March is Fraud Prevention Month, so Canadians are getting loads of information to help them avoid being scammed. That’s terrific. It’s critically important to educate the public — and empowering average investors to protect themselves is both desirable and necessary. However, it’s also insufficient.
We can urge everyone to walk away if something looks “too good to be true,” but that advice really only helps those who can sense what’s implausible. And few can actually do that. A recent study, for example, found that only 12% of Canadians have realistic expectations about market returns.
Context compounds this naïveté. When banks earn more than 20% on credit card loans, why wouldn’t average investors believe that double-digit investment returns are attainable from something portrayed as a financial services institution? Why wouldn’t they be taken in by a swindler who says, “Trust me, this is how the wealthy make money,” when news reports show that the rich really are getting richer and they’re doing so through private access to lucrative deals.
Fraudsters are adept at using near-truths like these; and it’s a mistake to think that anyone is — or can become — too knowledgeable or sophisticated to be fooled. Victims of fraud come from all walks of life and every degree of experience and education. No one is immune. We are all at risk.
And while police forces, securities regulators, bank administrators and a phalanx of government agencies fight fraud earnestly and tirelessly every day, no formal strategy or framework exists in Canada to ensure they work together efficiently.
This must change if we truly want to win the battle against fraud. For starters, despite recent improvements in some parts of the country, we need better co-ordination between law enforcement agencies and securities regulators in gathering and sharing data about the incidence of investment fraud.
We also need to leverage existing resources and tools. For example, the leading-edge electronic systems that our Financial Transactions and Reports Analysis Centre uses to combat money-laundering can also be utilized to detect and interrupt fraudulent investment schemes, but that capability isn’t made available to securities regulators. Why?
Beyond detection and disruption of fraud, our primary aim should be deterrence. However, that requires a real commitment to purging Canada’s reputation of being soft on white-collar crime. We need to take a hard look at why some fraud cases get shunted to administrative tribunals instead of criminal court, and we also need to take an equally hard look at our legislative framework for sentencing. Why should someone face only a maximum five-year prison term for a fraud that’s prosecuted under the Securities Act when a conviction for the same fraud could yield a maximum 14-year sentence if prosecuted under the Criminal Code?
A legislative review should also address our laws’ seeming inability to stop incorrigibles such as Michael Mitton, a career criminal who recently notched his 100th conviction for fraud, market manipulation, money laundering and related offences. Serial fraudsters like Mitton can’t be jailed indefinitely as dangerous offenders because their crimes don’t involve physical assaults; yet the financial harm they inflict is devastating and impacts many victims just as profoundly as any bodily harm.
We need to rethink these things.

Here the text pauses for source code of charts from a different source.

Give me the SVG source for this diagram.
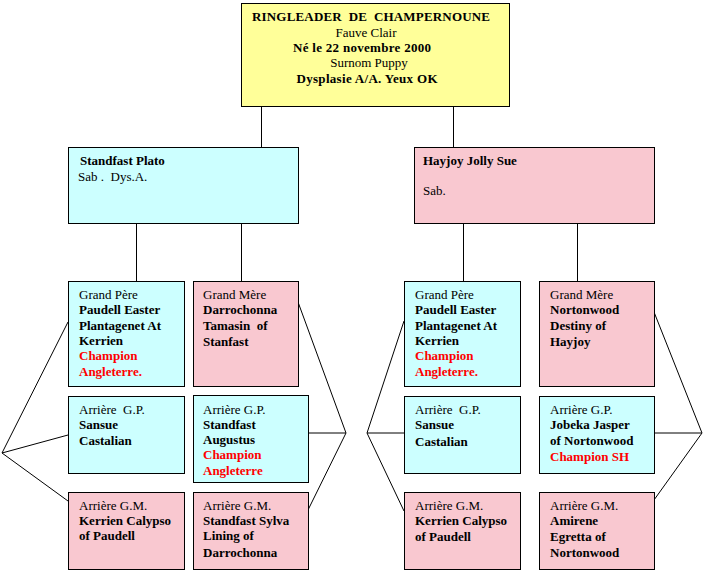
<svg xmlns="http://www.w3.org/2000/svg" width="703" height="572" viewBox="0 0 703 572">
<style>
.b{stroke:#000;stroke-width:1}
.y{fill:#FFFF99}
.c{fill:#CCFFFF}
.p{fill:#F9C8D0}
text{font-family:"Liberation Serif","Times New Roman",serif;font-size:13px;fill:#000;white-space:pre}
.bd{font-weight:bold}
.r{fill:#FF0000;font-weight:bold}
.m{text-anchor:middle}
.ln{stroke:#000;stroke-width:1;fill:none}
</style>
<rect width="703" height="572" fill="#fff"/>
<g id="connectors">
<path class="ln" d="M261.5 107V147M453.5 107V147"/>
<path class="ln" d="M136.5 224V281M241.5 224V281M463.5 224V281M577.5 224V281"/>
<path class="ln" d="M68 322L2 453L68 435M2 453L68 501"/>
<path class="ln" d="M298 302L346 433L308 433M346 433L308 510"/>
<path class="ln" d="M404 321L367 433L404 433M367 433L404 511"/>
<path class="ln" d="M654 312L702 433L654 433M702 433L654 500"/>
</g>
<g id="root">
<rect class="b y" x="241.5" y="3.5" width="268" height="103"/>
<text class="bd m" x="371" y="21" textLength="238" lengthAdjust="spacing">RINGLEADER  DE  CHAMPERNOUNE</text>
<text class="m" x="366" y="37">Fauve Clair</text>
<text class="bd m" x="362" y="52" textLength="138" lengthAdjust="spacing">Né le 22 novembre 2000</text>
<text class="m" x="369" y="67">Surnom Puppy</text>
<text class="bd m" x="367" y="83" textLength="141" lengthAdjust="spacing">Dysplasie A/A. Yeux OK</text>
</g>
<g id="father">
<rect class="b c" x="68.5" y="147.5" width="230" height="76"/>
<text class="bd" x="80" y="165">Standfast Plato</text>
<text x="78" y="181">Sab .  Dys.A.</text>
</g>
<g id="mother">
<rect class="b p" x="414.5" y="147.5" width="240" height="76"/>
<text class="bd" x="423" y="165">Hayjoy Jolly Sue</text>
<text x="423" y="195">Sab.</text>
</g>
<g id="gp-left">
<rect class="b c" x="68.5" y="281.5" width="116" height="105"/>
<text x="79" y="299">Grand Père</text>
<text class="bd" x="79" y="314">Paudell Easter</text>
<text class="bd" x="79" y="330">Plantagenet At</text>
<text class="bd" x="79" y="345">Kerrien</text>
<text class="r" x="79" y="360">Champion</text>
<text class="r" x="79" y="376">Angleterre.</text>
</g>
<g id="gm-left">
<rect class="b p" x="193.5" y="281.5" width="105" height="105"/>
<text x="203" y="299">Grand Mère</text>
<text class="bd" x="203" y="314">Darrochonna</text>
<text class="bd" x="203" y="330">Tamasin  of</text>
<text class="bd" x="203" y="346">Stanfast</text>
</g>
<g id="gp-right">
<rect class="b c" x="404.5" y="281.5" width="116" height="105"/>
<text x="415" y="299">Grand Père</text>
<text class="bd" x="415" y="314">Paudell Easter</text>
<text class="bd" x="415" y="330">Plantagenet At</text>
<text class="bd" x="415" y="345">Kerrien</text>
<text class="r" x="415" y="360">Champion</text>
<text class="r" x="415" y="376">Angleterre.</text>
</g>
<g id="gm-right">
<rect class="b p" x="539.5" y="281.5" width="115" height="105"/>
<text x="550" y="299">Grand Mère</text>
<text class="bd" x="550" y="314">Nortonwood</text>
<text class="bd" x="550" y="330">Destiny of</text>
<text class="bd" x="550" y="346">Hayjoy</text>
</g>
<g id="agp-left-1">
<rect class="b c" x="68.5" y="396.5" width="116" height="77"/>
<text x="79" y="414">Arrière  G.P.</text>
<text class="bd" x="79" y="429">Sansue</text>
<text class="bd" x="79" y="445">Castalian</text>
</g>
<g id="agp-left-2">
<rect class="b c" x="193.5" y="395.5" width="115" height="87"/>
<text x="203" y="414">Arrière G.P.</text>
<text class="bd" x="203" y="429">Standfast</text>
<text class="bd" x="203" y="444">Augustus</text>
<text class="r" x="203" y="459">Champion</text>
<text class="r" x="203" y="475">Angleterre</text>
</g>
<g id="agm-left-1">
<rect class="b p" x="68.5" y="492.5" width="116" height="77"/>
<text x="79" y="510">Arrière G.M.</text>
<text class="bd" x="79" y="525">Kerrien Calypso</text>
<text class="bd" x="79" y="540">of Paudell</text>
</g>
<g id="agm-left-2">
<rect class="b p" x="193.5" y="492.5" width="115" height="77"/>
<text x="203" y="510">Arrière G.M.</text>
<text class="bd" x="203" y="525">Standfast Sylva</text>
<text class="bd" x="203" y="540">Lining of</text>
<text class="bd" x="203" y="557">Darrochonna</text>
</g>
<g id="agp-right-1">
<rect class="b c" x="404.5" y="396.5" width="116" height="77"/>
<text x="415" y="414">Arrière  G.P.</text>
<text class="bd" x="415" y="429">Sansue</text>
<text class="bd" x="415" y="446">Castalian</text>
</g>
<g id="agp-right-2">
<rect class="b c" x="539.5" y="396.5" width="115" height="77"/>
<text x="550" y="414">Arrière G.P.</text>
<text class="bd" x="550" y="429">Jobeka Jasper</text>
<text class="bd" x="550" y="445">of Nortonwood</text>
<text class="r" x="550" y="461">Champion SH</text>
</g>
<g id="agm-right-1">
<rect class="b p" x="404.5" y="492.5" width="116" height="77"/>
<text x="415" y="510">Arrière G.M.</text>
<text class="bd" x="415" y="525">Kerrien Calypso</text>
<text class="bd" x="415" y="541">of Paudell</text>
</g>
<g id="agm-right-2">
<rect class="b p" x="539.5" y="492.5" width="115" height="77"/>
<text x="550" y="510">Arrière G.M.</text>
<text class="bd" x="550" y="525">Amirene</text>
<text class="bd" x="550" y="541">Egretta of</text>
<text class="bd" x="550" y="557">Nortonwood</text>
</g>
</svg>
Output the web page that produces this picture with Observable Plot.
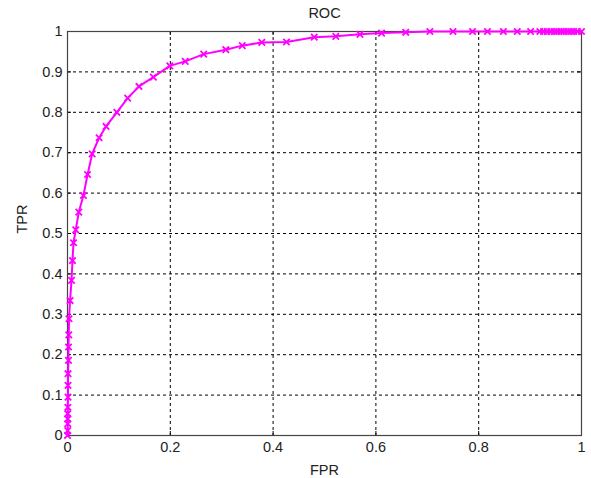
<!DOCTYPE html>
<html>
<head>
<meta charset="utf-8">
<script src="https://cdn.jsdelivr.net/npm/d3@7"></script>
<script src="https://cdn.jsdelivr.net/npm/@observablehq/plot@0.6"></script>
<style>
  html, body { margin: 0; padding: 0; background: #fff; }
  #chart svg { display: block; font-family: Arial, "Liberation Sans", sans-serif; }
</style>
</head>
<body>
<div id="chart"></div>
<script>
const title = "ROC";
const xLabel = "FPR";
const yLabel = "TPR";
const xTicks = [0, 0.2, 0.4, 0.6, 0.8, 1];
const yTicks = [0, 0.1, 0.2, 0.3, 0.4, 0.5, 0.6, 0.7, 0.8, 0.9, 1];
const fpr = [0, 0.0005, 0.0005, 0.0005, 0.0005, 0.0007, 0.001, 0.001, 0.001, 0.0019, 0.002, 0.0025, 0.003, 0.005, 0.0078, 0.0097, 0.0117, 0.016, 0.022, 0.031, 0.039, 0.048, 0.0615, 0.075, 0.096, 0.117, 0.139, 0.167, 0.199, 0.229, 0.265, 0.308, 0.340, 0.378, 0.426, 0.480, 0.522, 0.569, 0.611, 0.658, 0.705, 0.750, 0.788, 0.817, 0.848, 0.875, 0.901, 0.919, 0.926, 0.933, 0.940, 0.947, 0.953, 0.960, 0.966, 0.973, 0.979, 0.985, 0.992, 1];
const tpr = [0, 0.012, 0.029, 0.041, 0.054, 0.070, 0.095, 0.124, 0.153, 0.186, 0.219, 0.249, 0.289, 0.334, 0.384, 0.433, 0.477, 0.509, 0.553, 0.594, 0.646, 0.697, 0.737, 0.765, 0.800, 0.835, 0.864, 0.887, 0.915, 0.926, 0.944, 0.955, 0.965, 0.973, 0.974, 0.986, 0.988, 0.993, 0.996, 0.998, 1, 1, 1, 1, 1, 1, 1, 1, 1, 1, 1, 1, 1, 1, 1, 1, 1, 1, 1, 1];

const data = fpr.map((x, i) => ({x, y: tpr[i]}));
const W = 591, H = 478, mL = 67, mR = 10, mT = 31, mB = 43;
const pw = W - mL - mR, ph = H - mT - mB;
const magenta = "#ff00ff";
const ink = "#222";
const fs = 14.5;

const chart = Plot.plot({
  width: W, height: H,
  marginLeft: mL, marginRight: mR, marginTop: mT, marginBottom: mB,
  style: {fontSize: fs + "px", fontFamily: "Arial, 'Liberation Sans', sans-serif", color: ink, background: "#fff"},
  x: {domain: [0, 1]},
  y: {domain: [0, 1]},
  marks: [
    Plot.gridX(xTicks, {stroke: "#000", strokeOpacity: 1, strokeDasharray: "3,3", strokeWidth: 1}),
    Plot.gridY(yTicks, {stroke: "#000", strokeOpacity: 1, strokeDasharray: "3,3", strokeWidth: 1}),
    Plot.tickX(xTicks, {x: d => d, insetTop: ph - 4, stroke: "#000"}),
    Plot.tickX(xTicks, {x: d => d, insetBottom: ph - 4, stroke: "#000"}),
    Plot.tickY(yTicks, {y: d => d, insetRight: pw - 4, stroke: "#000"}),
    Plot.tickY(yTicks, {y: d => d, insetLeft: pw - 4, stroke: "#000"}),
    Plot.axisX(xTicks, {tickSize: 0, tickPadding: 6, tickFormat: d => String(d), label: null, fill: ink, fontSize: fs}),
    Plot.axisY(yTicks, {tickSize: 0, tickPadding: 5, tickFormat: d => String(d), label: null, fill: ink, fontSize: fs}),
    Plot.frame({stroke: "#444", strokeWidth: 1.2}),
    Plot.line(data, {x: "x", y: "y", stroke: magenta, strokeWidth: 2}),
    Plot.dot(data, {x: "x", y: "y", symbol: "times", r: 3, stroke: magenta, strokeWidth: 1.8}),
    Plot.text([title], {text: d => d, frameAnchor: "top", lineAnchor: "middle", dy: -18, fontSize: fs, fill: ink}),
    Plot.text([xLabel], {text: d => d, frameAnchor: "bottom", lineAnchor: "middle", dy: 34.5, fontSize: fs, fill: ink}),
    Plot.text([yLabel], {text: d => d, frameAnchor: "left", lineAnchor: "middle", dx: -45, rotate: -90, fontSize: fs, fill: ink})
  ]
});
document.getElementById("chart").appendChild(chart);
</script>
</body>
</html>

If an honest debtor in bankruptcy must have his or her financial affairs scrutinized for months or even years, surely we can craft legislative constraints denying convicted scammers unsupervised access to the banking system. Likewise, beyond banning con artists from involvement with public companies, as the provincial Securities Acts now do, shouldn’t we also put in place mechanisms to ban them from incorporating or operating any private company, business entity, proprietorship or trust so they can’t use the veneer of business respectability to prey on additional victims?
Also, we know a lot of investment frauds involve unregistered individuals, and they tend to engage in the more egregious scams. Yet, in many parts of the country, non-registrants are allowed to sell exempt-market securities to the public. This keeps a known window of vulnerability open. It also garbles educational messaging about the importance of checking registration before you invest.
Lastly, our politicians must resist the temptation to embrace economic fixes that are designed to stimulate markets but make it easier for fraudsters to operate. Urging the adoption of equity crowdfunding is a prime example of this. Our policy-makers need to consider carefully how much of these initiatives’ expected economic gains will be undone by the parasitic effect of the frauds these same programs almost certainly will attract. And if regulators still opt to go ahead, they need to develop and adopt robust investor protection measures that truly address the forecasted problems.
Effective fraud prevention requires multi-pronged efforts extending well beyond a public education campaign. So, as this year’s Fraud Prevention Month draws to a close, let’s keep in mind that there’s much work still to be done every month — and significant commitments to be made.